The Piano Concerto No. 1 in D minor, Op. 15, is a work for piano and orchestra completed by Johannes Brahms in 1858. The composer gave the work's public debut in Hannover, the following year. It was his first-performed orchestral work, and (in its third performance) his first orchestral work performed to audience approval.
This concerto is written in the traditional three movements and is approximately 40 to 50 minutes long.
The piece is scored for 2 flutes, 2 oboes, 2 clarinets (B♭ and A), 2 bassoons, 4 horns (initially 2 in D, 2 in B♭ bass), 2 trumpets (D), timpani (D and A) and strings.
Brahms was himself a professional-level pianist who had first highly impressed the leading violinist Joseph Joachim, who gave him a letter of introduction to Schumann. Brahms and Joachim became close friends for life. In 1853 Brahms had aroused the greatest admiration from Schumann and his wife Clara, a turning point in Brahms's career, by playing for them some of his own solo piano pieces. Clara was a leading concert pianist and a composer. She and Brahms began a lifelong friendship, which became more important when Robert was committed to an asylum in 1854 and died in 1856. Clara, 14 years older than Brahms, wrote of him in her diary in 1854 "I love him like a son." Brahms's love of her was respectful, more complex and conflicted, but he much valued her opinions and advice.
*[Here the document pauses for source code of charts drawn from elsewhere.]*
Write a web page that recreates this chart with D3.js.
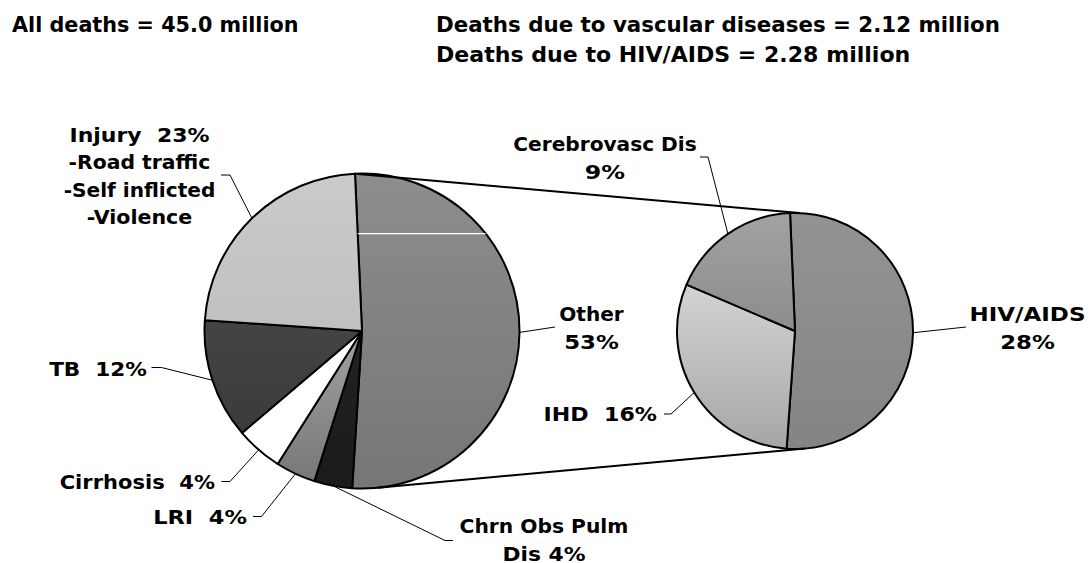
<!DOCTYPE html>
<html>
<head>
<meta charset="utf-8">
<script src="https://cdn.jsdelivr.net/npm/d3@7"></script>
<style>
  html, body { margin: 0; padding: 0; background: #fff; }
  text { font-family: "DejaVu Sans", Verdana, sans-serif; font-weight: bold; white-space: pre; fill: #000; }
</style>
</head>
<body>
<svg id="chart" width="1090" height="563"></svg>
<script>
// ---------------- DATA ----------------
const titleLines = ["All deaths = 45.0 million"];
const subtitleLines = ["Deaths due to vascular diseases = 2.12 million", "Deaths due to HIV/AIDS = 2.28 million"];

const leftCategories = ["Other", "Chrn Obs Pulm Dis", "LRI", "Cirrhosis", "TB", "Injury"];
const leftShares = [51.7, 3.9, 4.1, 4.8, 12.3, 23.2];          // slice sizes as drawn
const leftPercentLabels = ["53%", "4%", "4%", "4%", "12%", "23%"];

const rightCategories = ["HIV/AIDS", "IHD", "Cerebrovasc Dis"];
const rightShares = [51.8, 30.3, 17.9];
const rightPercentLabels = ["28%", "16%", "9%"];

// ---------------- STYLE / LAYOUT ----------------
const leftFills = [["#8d8d8d", "#767676"], ["#222222", "#1b1b1b"], ["#a2a2a2", "#777777"], ["#ffffff", "#ffffff"], ["#444444", "#3b3b3b"], ["#cbcbcb", "#c0c0c0"]];
const rightFills = [["#939393", "#848484"], ["#d3d3d3", "#a6a6a6"], ["#a2a2a2", "#8c8c8c"]];

const leftPie = { cx: 362, cy: 331, r: 157.5, start: -2.55 };
const rightPie = { cx: 795, cy: 331, r: 118, start: -2.4 };

const labelSize = 20.3;
const lineHeight = 27.6;
const leftLabelLayout = [
  { lines: ["Other", "{p}"], x: 591.5, y: 321, anchor: "middle", end: [555, 327], elbow: null },
  { lines: ["Chrn Obs Pulm", "Dis {p}"], x: 544, y: 533, anchor: "middle", end: [453, 540.5], elbow: [445, 540.5] },
  { lines: ["LRI  {p}"], x: 247, y: 524, anchor: "end", end: [253, 516.5], elbow: [261.5, 516.5] },
  { lines: ["Cirrhosis  {p}"], x: 215, y: 489, anchor: "end", end: [221.5, 481.5], elbow: [230, 481.5] },
  { lines: ["TB  {p}"], x: 147, y: 376, anchor: "end", end: [151.5, 367.5], elbow: [161.5, 367.5] },
  { lines: ["Injury  {p}", "-Road traffic", "-Self inflicted", "-Violence"], x: 139.5, y: 142, anchor: "middle", end: [221, 175], elbow: [230, 175], lh: 27.3 }
];
const rightLabelLayout = [
  { lines: ["HIV/AIDS", "{p}"], x: 1027.5, y: 321, anchor: "middle", end: [966, 327], elbow: null },
  { lines: ["IHD  {p}"], x: 657, y: 421, anchor: "end", end: [664, 414], elbow: [671, 414] },
  { lines: ["Cerebrovasc Dis", "{p}"], x: 605, y: 151, anchor: "middle", end: [700, 157], elbow: [708, 157] }
];

// connector lines between the pies (angle on left pie -> angle on right pie, in degrees)
const connectors = [[-2.55, 2.4], [174.2, 175.1]];

// approximate advance widths (em) of the original bold face, used to size each text line
const refWidths = {" ":.342,"%":1.271,"-":.423,".":.363,"/":.689,"=":.837,"0":.711,"1":.711,"2":.711,"3":.711,"4":.711,"5":.711,"6":.711,"7":.711,"8":.711,"9":.711,
  "A":.776,"B":.761,"C":.723,"D":.830,"H":.837,"I":.545,"L":.637,"O":.850,"P":.733,"R":.770,"S":.710,"T":.682,"V":.776,
  "a":.668,"b":.699,"c":.588,"d":.699,"e":.664,"f":.422,"h":.712,"i":.342,"j":.403,"l":.342,"m":1.058,"n":.712,"o":.687,"r":.497,"s":.593,"t":.456,"u":.712,"v":.650,"y":.651};
const refLen = (s, size) => [...s].reduce((a, c) => a + (refWidths[c] || .65), 0) * size;

// ---------------- DRAW ----------------
const svg = d3.select("#chart");
svg.append("rect").attr("width", 1090).attr("height", 563).attr("fill", "#fff");
const defs = svg.append("defs");
const rad = d => d * Math.PI / 180;

function addLine(str, x, y, size, anchor) {
  return svg.append("text").attr("x", x).attr("y", y)
    .attr("text-anchor", anchor).style("font-size", size + "px")
    .attr("textLength", refLen(str, size)).attr("lengthAdjust", "spacingAndGlyphs")
    .text(str);
}

titleLines.forEach((t, i) => addLine(t, 12, 32 + i * 30, 20.8, "start"));
subtitleLines.forEach((t, i) => addLine(t, 436, 32 + i * 30, 21.5, "start"));

function drawPie(cfg, shares, pcts, fills, layout, id) {
  const pie = d3.pie().sort(null).value(d => d)
    .startAngle(rad(cfg.start)).endAngle(rad(cfg.start) + 2 * Math.PI);
  const arcs = pie(shares);
  const arc = d3.arc().innerRadius(0).outerRadius(cfg.r);
  const g = svg.append("g").attr("transform", `translate(${cfg.cx},${cfg.cy})`);

  fills.forEach((f, i) => {
    const lg = defs.append("linearGradient").attr("id", `${id}g${i}`)
      .attr("x1", 0).attr("y1", 0).attr("x2", 0).attr("y2", 1);
    lg.append("stop").attr("offset", "0%").attr("stop-color", f[0]);
    lg.append("stop").attr("offset", "100%").attr("stop-color", f[1]);
  });

  g.selectAll("path.slice").data(arcs).join("path")
    .attr("class", "slice")
    .attr("d", arc)
    .attr("fill", (d, i) => `url(#${id}g${i})`)
    .attr("stroke", "#000").attr("stroke-width", 2).attr("stroke-linejoin", "round");

  arcs.forEach((a, i) => {
    const L = layout[i];
    const mid = (a.startAngle + a.endAngle) / 2;
    const p0 = [cfg.cx + cfg.r * Math.sin(mid), cfg.cy - cfg.r * Math.cos(mid)];
    const pts = [p0];
    if (L.elbow) pts.push(L.elbow);
    pts.push(L.end);
    svg.append("path").attr("d", d3.line()(pts))
      .attr("fill", "none").attr("stroke", "#000").attr("stroke-width", 1);
    const lh = L.lh || lineHeight;
    L.lines.forEach((ln, j) => addLine(ln.replace("{p}", pcts[i]), L.x, L.y + j * lh, labelSize, L.anchor));
  });
  return { arcs, arc };
}

const left = drawPie(leftPie, leftShares, leftPercentLabels, leftFills, leftLabelLayout, "L");
const right = drawPie(rightPie, rightShares, rightPercentLabels, rightFills, rightLabelLayout, "R");

// thin white artifact line inside the "Other" slice
defs.append("clipPath").attr("id", "otherClip")
  .append("path").attr("d", left.arc(left.arcs[0]))
  .attr("transform", `translate(${leftPie.cx},${leftPie.cy})`);
svg.append("line").attr("clip-path", "url(#otherClip)")
  .attr("x1", leftPie.cx - 5).attr("x2", leftPie.cx + leftPie.r)
  .attr("y1", leftPie.cy - 0.618 * leftPie.r).attr("y2", leftPie.cy - 0.618 * leftPie.r)
  .attr("stroke", "#fff").attr("stroke-width", 1.2);

// connectors
connectors.forEach(([a1, a2]) => {
  const p1 = [leftPie.cx + leftPie.r * Math.sin(rad(a1)), leftPie.cy - leftPie.r * Math.cos(rad(a1))];
  const p2 = [rightPie.cx + rightPie.r * Math.sin(rad(a2)), rightPie.cy - rightPie.r * Math.cos(rad(a2))];
  svg.append("line").attr("x1", p1[0]).attr("y1", p1[1]).attr("x2", p2[0]).attr("y2", p2[1])
    .attr("stroke", "#000").attr("stroke-width", 2);
});
</script>
</body>
</html>
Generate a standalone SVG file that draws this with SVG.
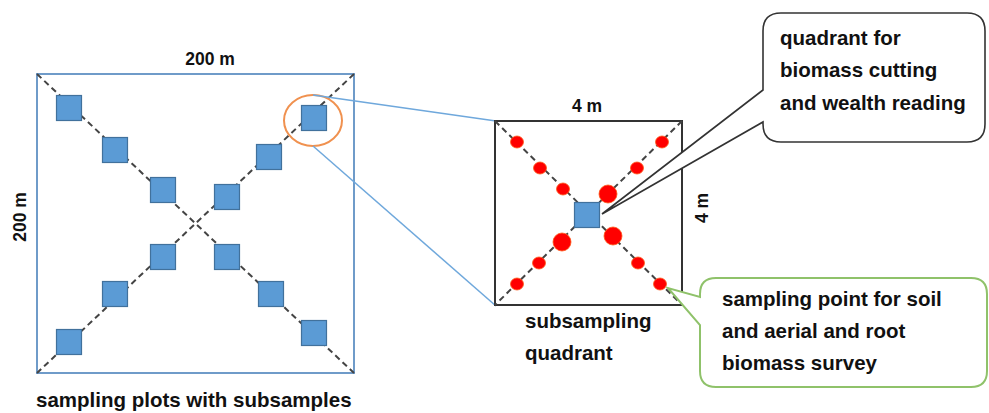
<svg xmlns="http://www.w3.org/2000/svg" width="989" height="413" viewBox="0 0 989 413">
<style>
.t{font-family:"Liberation Sans",Arial,sans-serif;font-weight:bold;fill:#111;}
.lbl{font-size:20.5px;}
.dim{font-size:17.5px;}
.diag{stroke:#444;stroke-width:2;stroke-dasharray:6 4;fill:none;}
.sq{fill:#5b9bd5;stroke:#41719c;stroke-width:1.2;}
.dot{fill:#ff0000;stroke:#ff5a1a;stroke-width:0.8;}
.link{stroke:#6fa8dc;stroke-width:1.5;fill:none;}
</style>
<defs>
<rect id="bsq" class="sq" x="-12.5" y="-12.5" width="25" height="25"/>
</defs>

<g id="plot">
<rect x="37" y="74" width="317" height="299" fill="#fff" stroke="#6f9bc9" stroke-width="2"/>
<line class="diag" x1="37" y1="74" x2="354" y2="373"/>
<line class="diag" x1="354" y1="74" x2="37" y2="373"/>
<use href="#bsq" x="69" y="108"/>
<use href="#bsq" x="115" y="150"/>
<use href="#bsq" x="163" y="190"/>
<use href="#bsq" x="314" y="118"/>
<use href="#bsq" x="269" y="157"/>
<use href="#bsq" x="227" y="197"/>
<use href="#bsq" x="163" y="257"/>
<use href="#bsq" x="115" y="294"/>
<use href="#bsq" x="69" y="342"/>
<use href="#bsq" x="227" y="257"/>
<use href="#bsq" x="271" y="294"/>
<use href="#bsq" x="314" y="333"/>
<ellipse cx="313" cy="120.5" rx="29" ry="25.5" fill="none" stroke="#f0914f" stroke-width="2"/>
<text class="t dim" x="210" y="65" text-anchor="middle">200 m</text>
<text class="t dim" transform="translate(26,217) rotate(-90)" text-anchor="middle">200 m</text>
<text class="t lbl" x="36" y="407">sampling plots with subsamples</text>
</g>

<g id="connectors">
<line class="link" x1="313" y1="95" x2="496" y2="121"/>
<line class="link" x1="313" y1="146" x2="496" y2="306"/>
</g>

<g id="quadrant">
<rect x="495" y="121" width="187" height="184" fill="#fff" stroke="#333" stroke-width="2"/>
<line class="diag" x1="495" y1="121" x2="682" y2="305"/>
<line class="diag" x1="682" y1="121" x2="495" y2="305"/>
<ellipse class="dot" cx="517" cy="142" rx="6.5" ry="6"/>
<ellipse class="dot" cx="540" cy="168" rx="6.5" ry="6"/>
<ellipse class="dot" cx="563" cy="189" rx="6.5" ry="6"/>
<ellipse class="dot" cx="662" cy="142" rx="6.5" ry="6"/>
<ellipse class="dot" cx="637" cy="168" rx="6.5" ry="6"/>
<circle class="dot" cx="608" cy="194" r="9"/>
<circle class="dot" cx="562" cy="242" r="9"/>
<ellipse class="dot" cx="539" cy="263" rx="6.5" ry="6"/>
<ellipse class="dot" cx="517" cy="284" rx="6.5" ry="6"/>
<circle class="dot" cx="613" cy="236" r="9"/>
<ellipse class="dot" cx="638" cy="263" rx="6.5" ry="6"/>
<ellipse class="dot" cx="660" cy="284" rx="6.5" ry="6"/>
<use href="#bsq" x="587" y="215"/>
<text class="t dim" x="587" y="112" text-anchor="middle">4 m</text>
<text class="t dim" transform="translate(708,208) rotate(-90)" text-anchor="middle">4 m</text>
<text class="t lbl" x="525" y="328">subsampling</text>
<text class="t lbl" x="525" y="360">quadrant</text>
</g>

<g id="callout-quadrant">
<path d="M781,13 H967 Q985,13 985,31 V124 Q985,142 967,142 H781 Q763,142 763,124 V122 L602,214 L763,90 V31 Q763,13 781,13 Z" fill="#fff" stroke="#333" stroke-width="1.6"/>
<text class="t lbl" x="780" y="45">quadrant for</text>
<text class="t lbl" x="780" y="77">biomass cutting</text>
<text class="t lbl" x="780" y="110">and wealth reading</text>
</g>

<g id="callout-point">
<path d="M716,278 H971 Q987,278 987,294 V371 Q987,387 971,387 H716 Q700,387 700,371 V325 L668,288 L700,297 V294 Q700,278 716,278 Z" fill="#fff" stroke="#8fc26a" stroke-width="2"/>
<text class="t lbl" x="722" y="306">sampling point for soil</text>
<text class="t lbl" x="722" y="338">and aerial and root</text>
<text class="t lbl" x="722" y="370">biomass survey</text>
</g>
</svg>
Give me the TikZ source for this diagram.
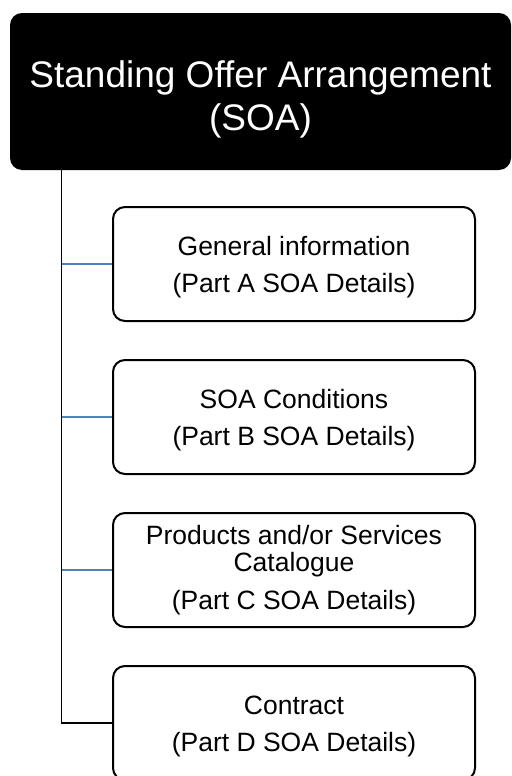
\documentclass[tikz,border=0pt]{standalone}
\usepackage{fontspec}
\setmainfont{Liberation Sans}
\usepackage{xcolor}
\usetikzlibrary{positioning}
\definecolor{linkblue}{HTML}{4F81BD}

\begin{document}
\begin{tikzpicture}[x=0.5pt, y=0.5pt,
    part/.style={draw, line width=1pt, rounded corners=6pt, fill=white,
                 minimum width=181pt, minimum height=57pt, align=center,
                 font=\fontsize{13.25}{13.5}\selectfont},
    link/.style={draw=linkblue, line width=0.8pt}]
        \useasboundingbox (0,0) rectangle (512,-776);
        % Root
        \node[fill=black, rounded corners=6pt, minimum width=250.5pt,
              minimum height=78.5pt, align=center, text=white,
              font=\fontsize{18.5}{21.5}\selectfont] (soa) at (260.5,-91.5)
              {\rule{0pt}{21pt}Standing Offer Arrangement\\(SOA)};
        % Parts
        \node[part] (partA) at (294,-264)
              {\rule{0pt}{12.5pt}General information\\[5pt](Part A SOA Details)};
        \node[part, below=18.5pt of partA] (partB)
              {\rule{0pt}{12.5pt}SOA Conditions\\[5pt](Part B SOA Details)};
        \node[part, below=18.5pt of partB] (partC)
              {Products and/or Services\\Catalogue\\[5.5pt](Part C SOA Details)};
        \node[part, below=18.5pt of partC] (partD)
              {\rule{0pt}{12.5pt}Contract\\[5pt](Part D SOA Details)};

        % Trunk
        \coordinate[right=26pt of soa.south west] (trunk);
        \draw[line width=0.8pt] (trunk) |- (partD.west);
        % Branches
        \draw[link] (trunk |- partA.west) -- (partA.west);
        \draw[link] (trunk |- partB.west) -- (partB.west);
        \draw[link] (trunk |- partC.west) -- (partC.west);
    \end{tikzpicture}
\end{document}
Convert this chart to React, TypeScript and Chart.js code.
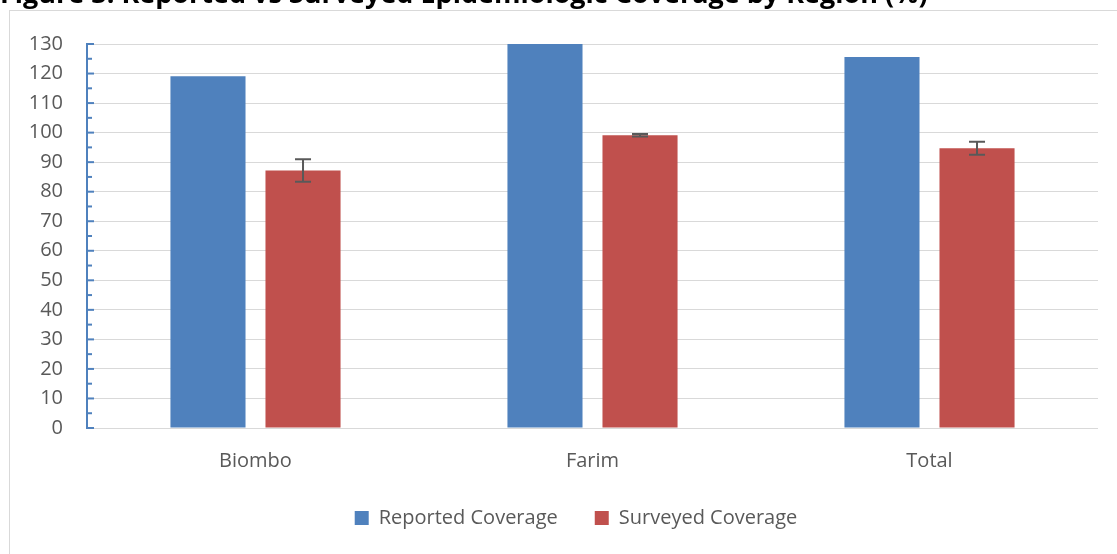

During the course of composition, the work passed through different forms. In 1854 it began as a sonata for two pianos. By July 27 of that year it was being transformed into a four-movement symphony. Brahms sought advice from his close friend Julius Otto Grimm. "Brahms was in the habit of showing his orchestrations to Grimm, who, with his conservatory training, was better schooled in orchestration." After incorporating some of Grimm's suggestions Brahms then sent the orchestrated first movement to Joachim. Evidently Joachim liked it. Brahms wrote to him 12 September 1854 "As usual, you've viewed my symphony movement through rose-coloured spectacles – I definitely want to change and improve it; there's still a great deal lacking in the composition, and I don't even understand as much of the orchestration as appears in the movement, since the best of it I owe to Grimm." By January 1855 Brahms had composed second and third movements, for piano. He ultimately decided to make the work a concerto for piano, his favored instrument, in 1855–56, still consulting friends about the orchestration. Avins writes that "In all the many volumes of correspondence to and from Brahms, nothing quite approaches the letters he and Joachim exchanged over his First Piano Concerto (there are more than twenty of them) ... Joachim's answers, lengthy, detailed, thoughtful, and skilled, are extraordinary testimonials to his own talent, and to the awe and admiration he felt for his friend." Brahms only retained the original material from the work's first movement; the remaining movements were discarded and two new ones were composed, a second movement adagio, which Gál called "calm and dreamlike", and a third movement rondo, in which Gál heard "healthy, exuberant creativity". The result was a work in the more usual three-movement concerto structure. As late as early February 1858, Joachim sent the manuscript back to Brahms "completely revised", hoping that he liked the reorchestrated sections. Brahms did not complete his First Symphony until 1876.